The icons represent:
- No icon: schema change never started.
- Hourglass (⏳): schema change pending during the current auto_schema run. The host has not been depooled yet.
- Spinner: depooling, schema change or pooling are ongoing on the instance.
- Checkmark (✅): schema change completed.
Sections dashboard
https://zarcillo.wikimedia.org/ui/sections
Primary dashboard showing all sections and their hosts.
For each host it shows:
- Hostname, instance port, role
- Replication lag (from
heartbeattable via Prometheus metricsmysql_heartbeat_now_timestamp_secondsandmysql_heartbeat_stored_timestamp_seconds) - Host uptime (
node_boot_time_seconds) - Tags (pooled, preferred candidate, alarms, etc.)
- Candidate score (CS)
Zarcillo computes a candidate score (CS) for replica hosts used in master switchover decisions.
Score is based on:
- Existing alarms (none is better)
- Replication lag (lower is better)
- Uptime (higher is better)
- Kernel version (newer is better)
- MariaDB version (newer is better)
This supports safer switchover operations and rolling upgrades.
Weights dashboard
See https://zarcillo.wikimedia.org/ui/weights
Shows instance weights grouped by section, hostname, and groups.

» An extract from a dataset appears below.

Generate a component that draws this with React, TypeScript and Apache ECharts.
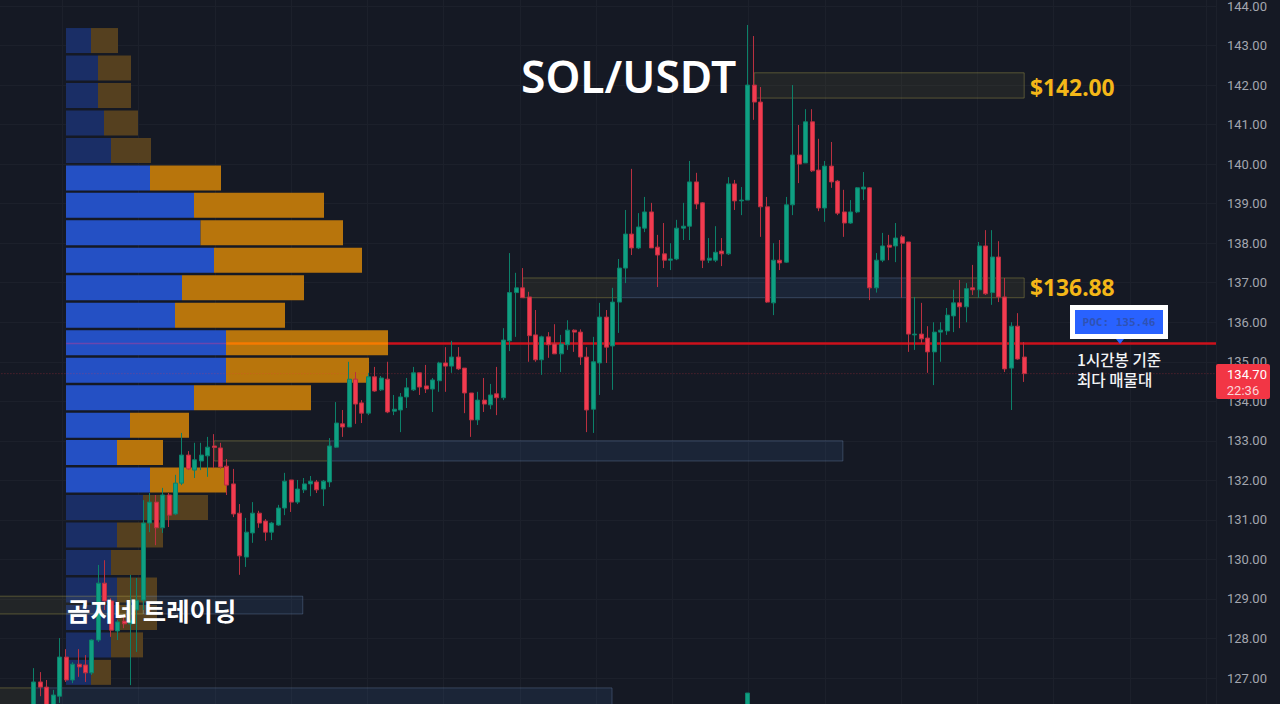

Highlights standardized weights in 2025 in the “std” column.
Flags differences between eqiad and codfw in the “diff” column.
Candidate planner
See https://zarcillo.wikimedia.org/ui/planner
Uses z3 to compute candidate locations and database movements to minimize the risk of rack failures impacting multiple masters or candidates.

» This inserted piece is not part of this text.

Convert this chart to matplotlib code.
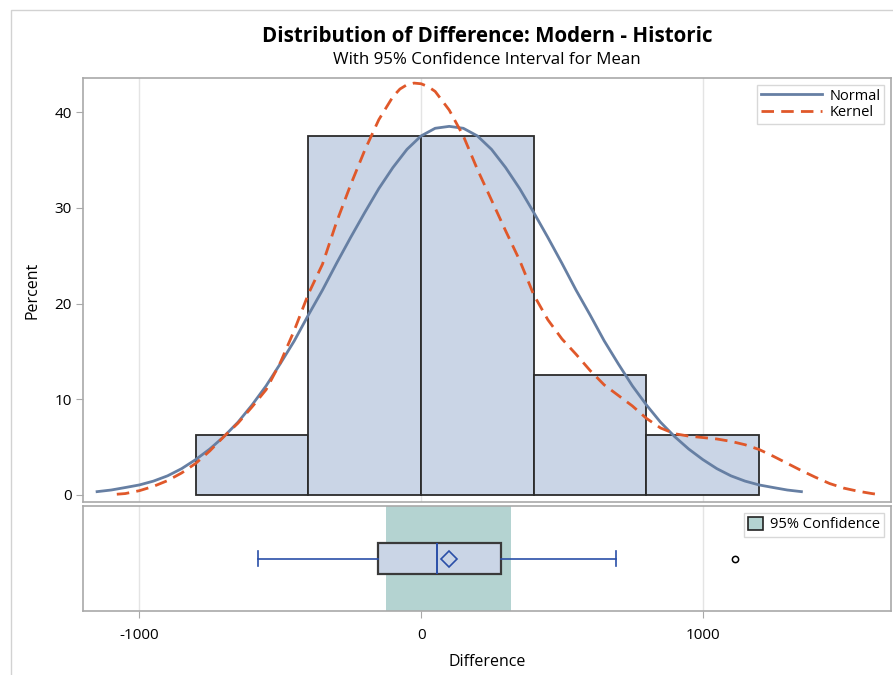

Added in https://gitlab.wikimedia.org/repos/sre/wmfmariadbpy/-/merge_requests/20 per T371362 - currently at prototype stage.
Clone dashboard
See https://zarcillo.wikimedia.org/ui/host_clone_events
Shows the status of the MariaDB clone cookbook runs as per T417608
API and documentation
See https://zarcillo.wikimedia.org/apidocs
OpenAPI/Swagger documentation for all API and UI endpoints.
Notes:
/apireturns JSON/contentis for HTMX building blocks/healthzis for Kubernetes health checks/metricsexposes Prometheus metrics
Development
You can use Just and the related justfile.

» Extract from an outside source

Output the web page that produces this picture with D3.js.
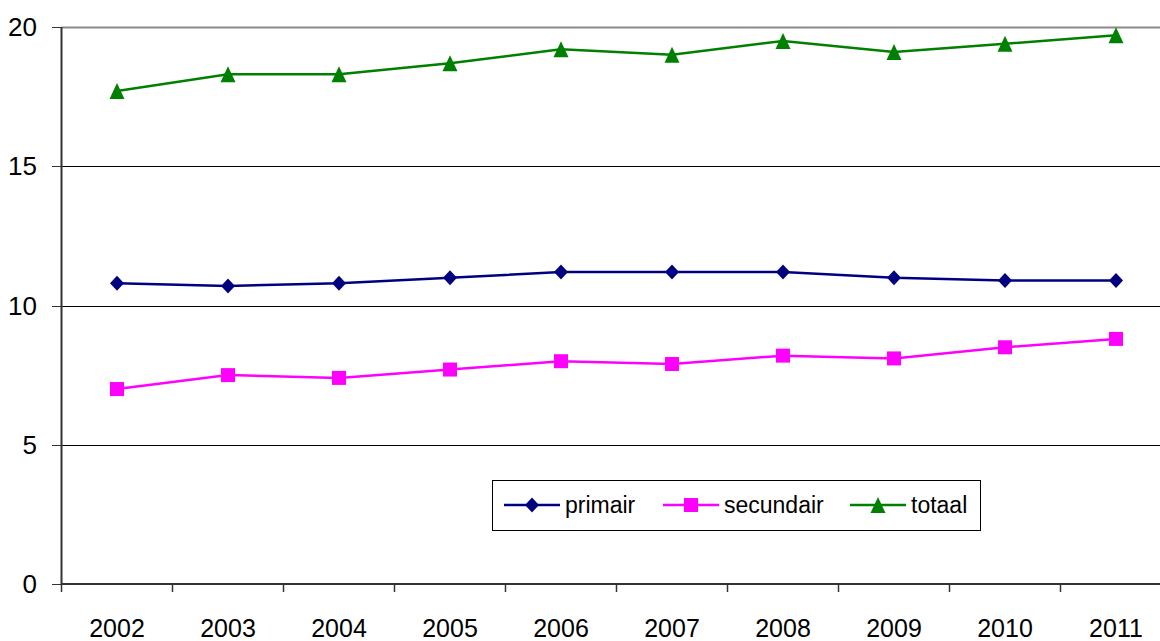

List available commands with:
$ just -l
Available recipes:
copy_prod_tables_from_db1215_to_preprod
deploy_prod_once # Deploy current container
deploy_prod_polling # Poll/deploy on changes
fetch_logs # Fetch production logs
fetch_logs_and_follow # Fetch raw production logs
generate_html_docs # Requires asciidoctor
generate_run_local_container
import_prod_tables_from_db1215_to_localdev
ingest_puppet_hiera_data # Import Hiera data
ingest_puppet_role_data # Import Role data
kube_get_pods # List K8s pods
local_test
local_test_automation
log_on_local_mariadb
log_on_preprod_mariadb
log_on_prod_mariadb
run_ci_podman_devel
run_ci_podman_prod # Run CI container locally
setup_local_dev_pod
setup_local_mariadb
setup_local_testbed
zap_local_dev_pod
setup_local_testbed sets up dedicated containers and populate MariaDB locally. It requires a local copy/symlink of service-template/generate_local_podman_container.py
For deploying see deploy_prod*. It needs deploy.json deployer.py setup_service.py in the ./local dir.